8. Shift-left: QA in phases 1–3, not just 4

The biggest lever any QA engineer has in 2026 is refusing to wait for the Testing phase. Every ambiguity caught in Requirements costs 1x; the same defect caught in Testing costs ~10x; caught in Maintenance ~100x (see Boehm's cost-of-defect curve). Sit in requirement grooming. Review design docs. Pair on unit tests. Read the shift-left with AI copilots guide and the QA engineer roadmap for the seniority path.

9. Your 24-hour action step

Map your current sprint to the six phases. Identify one phase where QA is absent or reactive. Volunteer a concrete artefact — a test plan, a testability review comment, a smoke pack — to fill that gap. That is the fastest visible upgrade in your seniority. Rehearse SDLC questions on the AI Mock Interview, benchmark comp on the QA Salary Guide. Reference: NIST's SDLC definition.
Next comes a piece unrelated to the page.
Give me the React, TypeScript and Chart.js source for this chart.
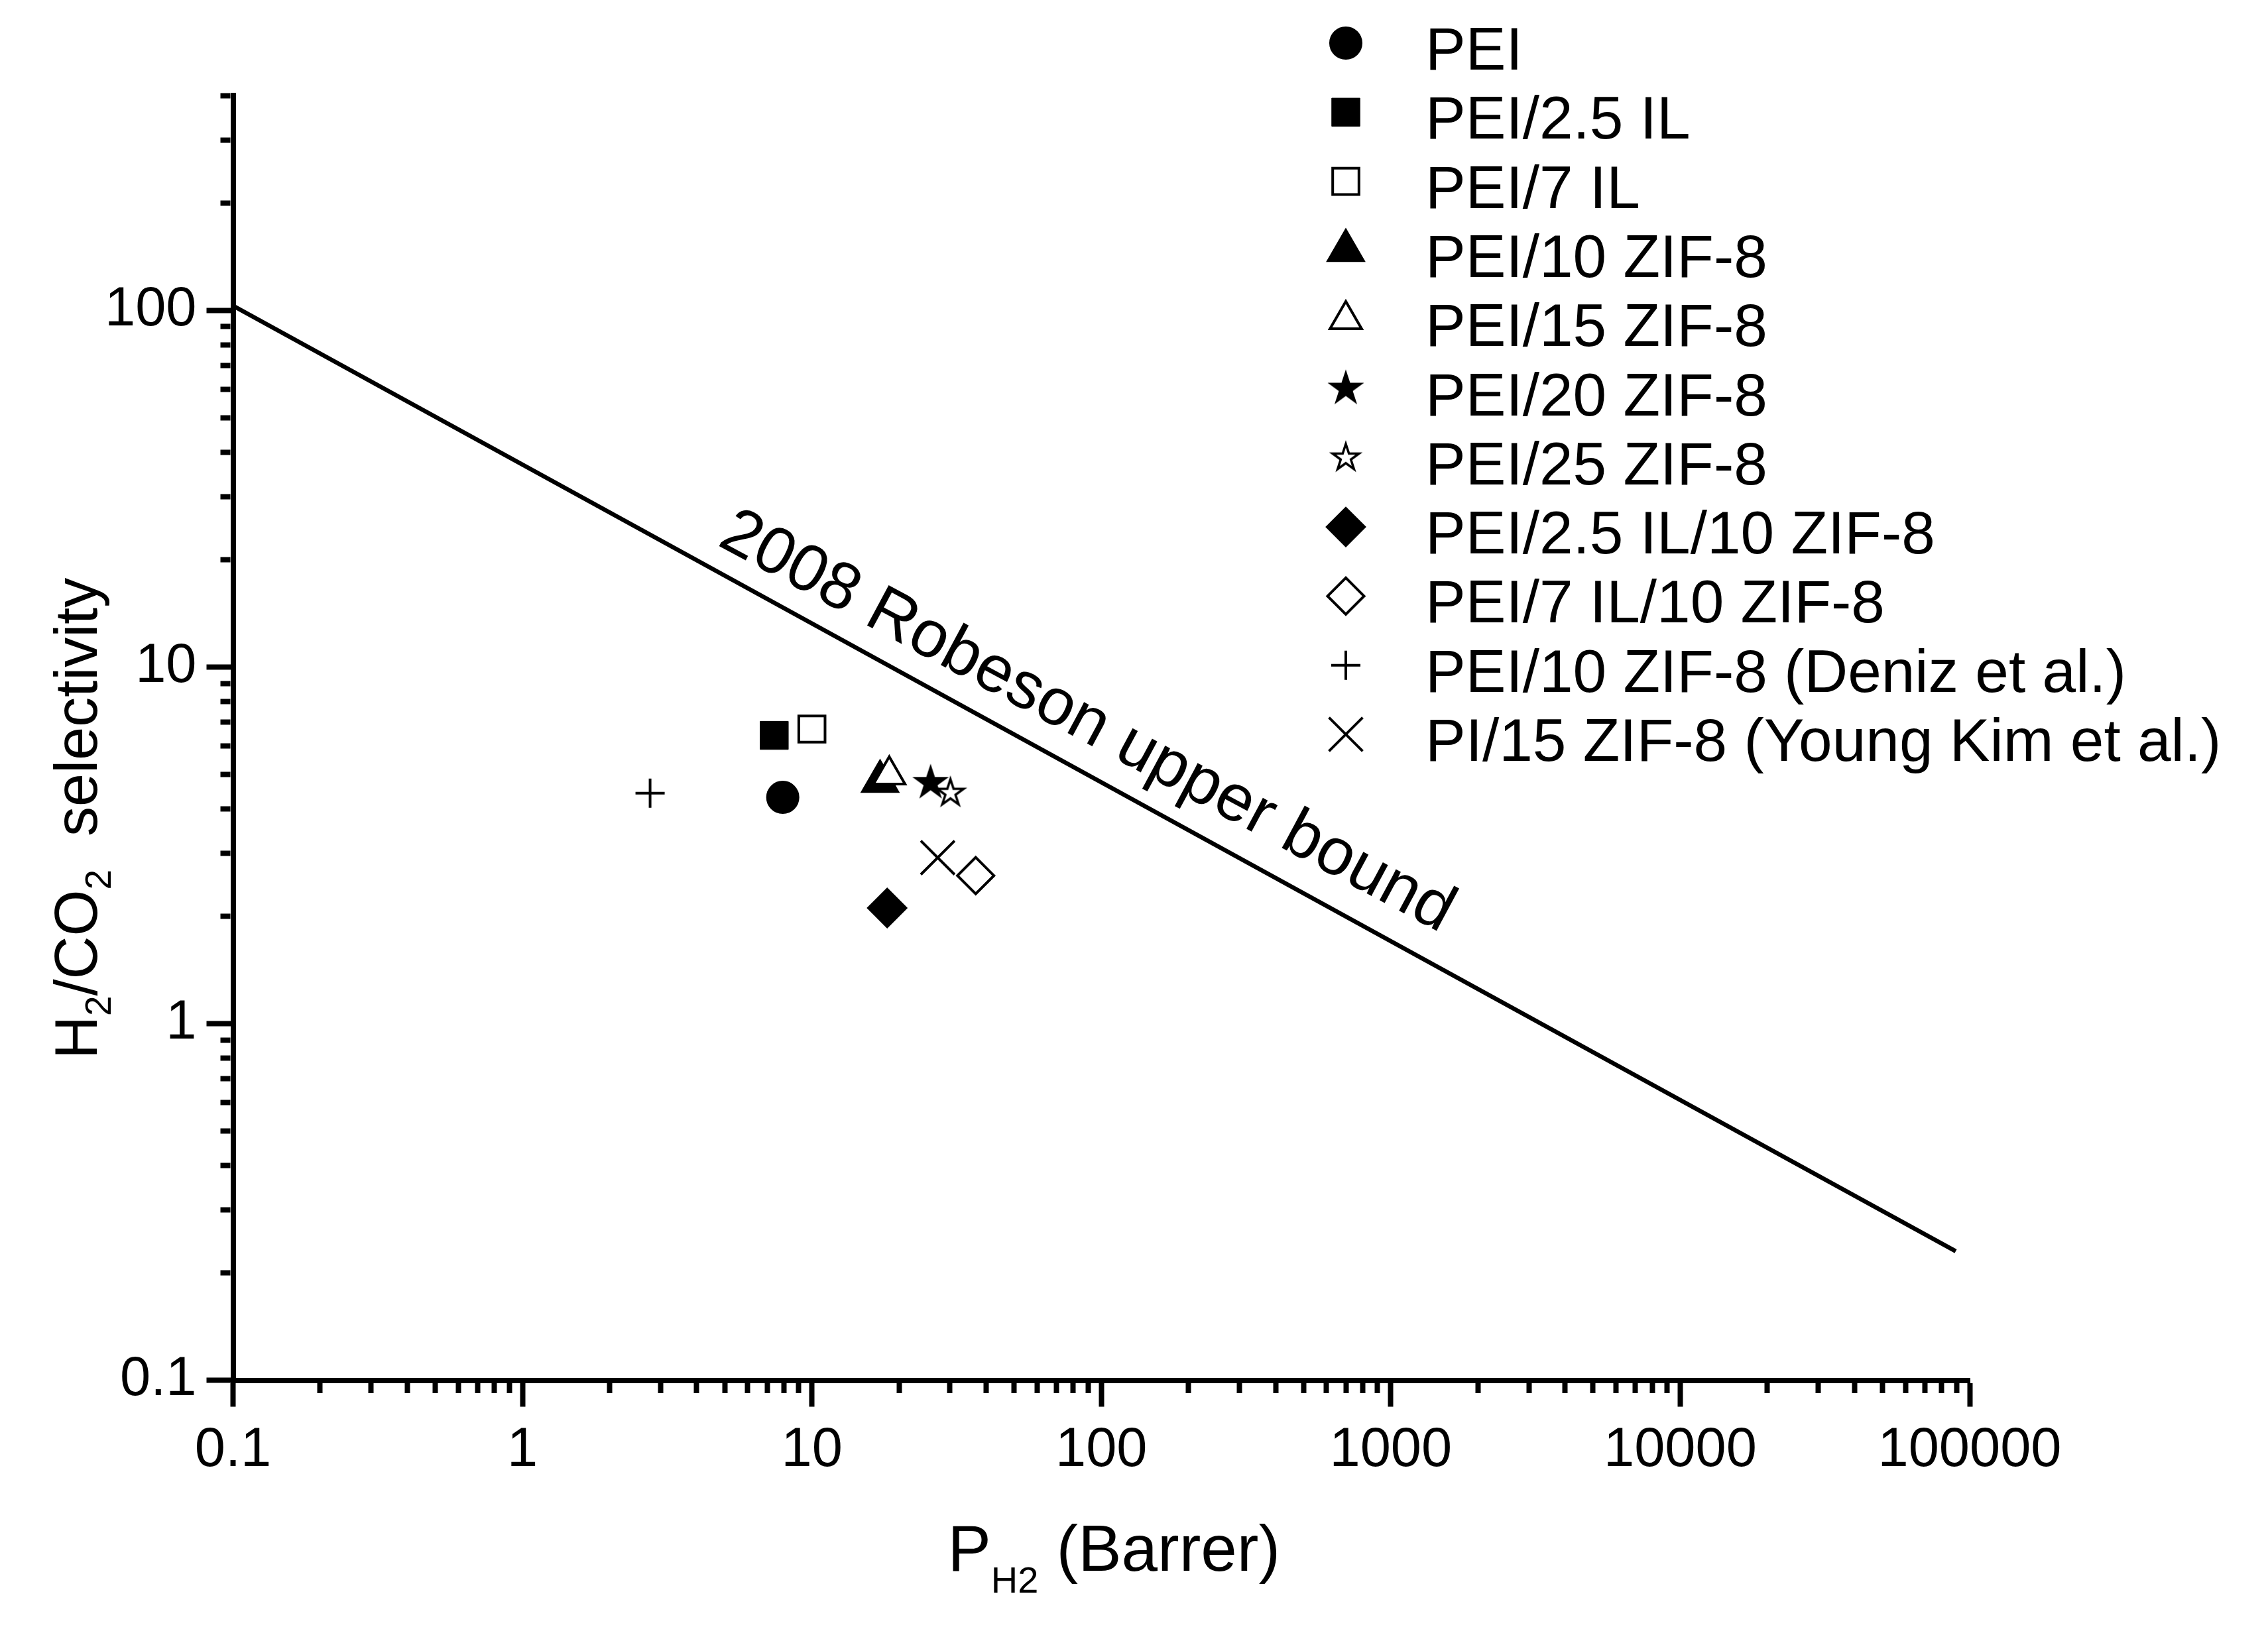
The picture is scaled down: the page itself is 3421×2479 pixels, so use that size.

Frequently asked questions

1.What are the 6 phases of SDLC?
Requirements analysis, Design, Implementation (coding), Testing, Deployment, and Maintenance. Together they cover the full lifecycle of a software product from business idea through production support. Every methodology — Waterfall, V-Model, Agile, DevOps — executes these six phases; only the order and cadence differ.
2.What is the difference between SDLC and STLC?
SDLC is the full software development lifecycle across all six phases. STLC (Software Testing Life Cycle) is the sub-workflow that lives inside SDLC's Testing phase, covering test planning, design, environment setup, execution, defect management, and closure. STLC nests inside SDLC.
3.Where does QA fit in the SDLC?
In every phase, not just Testing. Modern shift-left practice has QA reviewing requirements for testability, reviewing design for observability, pairing on unit tests during coding, running the full STLC in Testing, smoke-testing in production during Deployment, and adding regression tests during Maintenance.
4.What is the difference between Waterfall, V-Model, and Agile SDLC?
Waterfall runs the six phases sequentially, one after another. V-Model runs them sequentially but pairs each dev phase with a matching test phase. Agile iterates through all six phases every 1-2 week sprint. DevOps extends Agile with automated deployment many times per day.
5.Do modern DevOps teams still follow SDLC?
Yes. DevOps teams still execute all six SDLC phases — they just compress and automate them so tightly that Deployment happens dozens of times per day and Maintenance blurs into continuous delivery. Understanding SDLC is still foundational; the six phases are the vocabulary used in every design review, incident postmortem, and QA interview.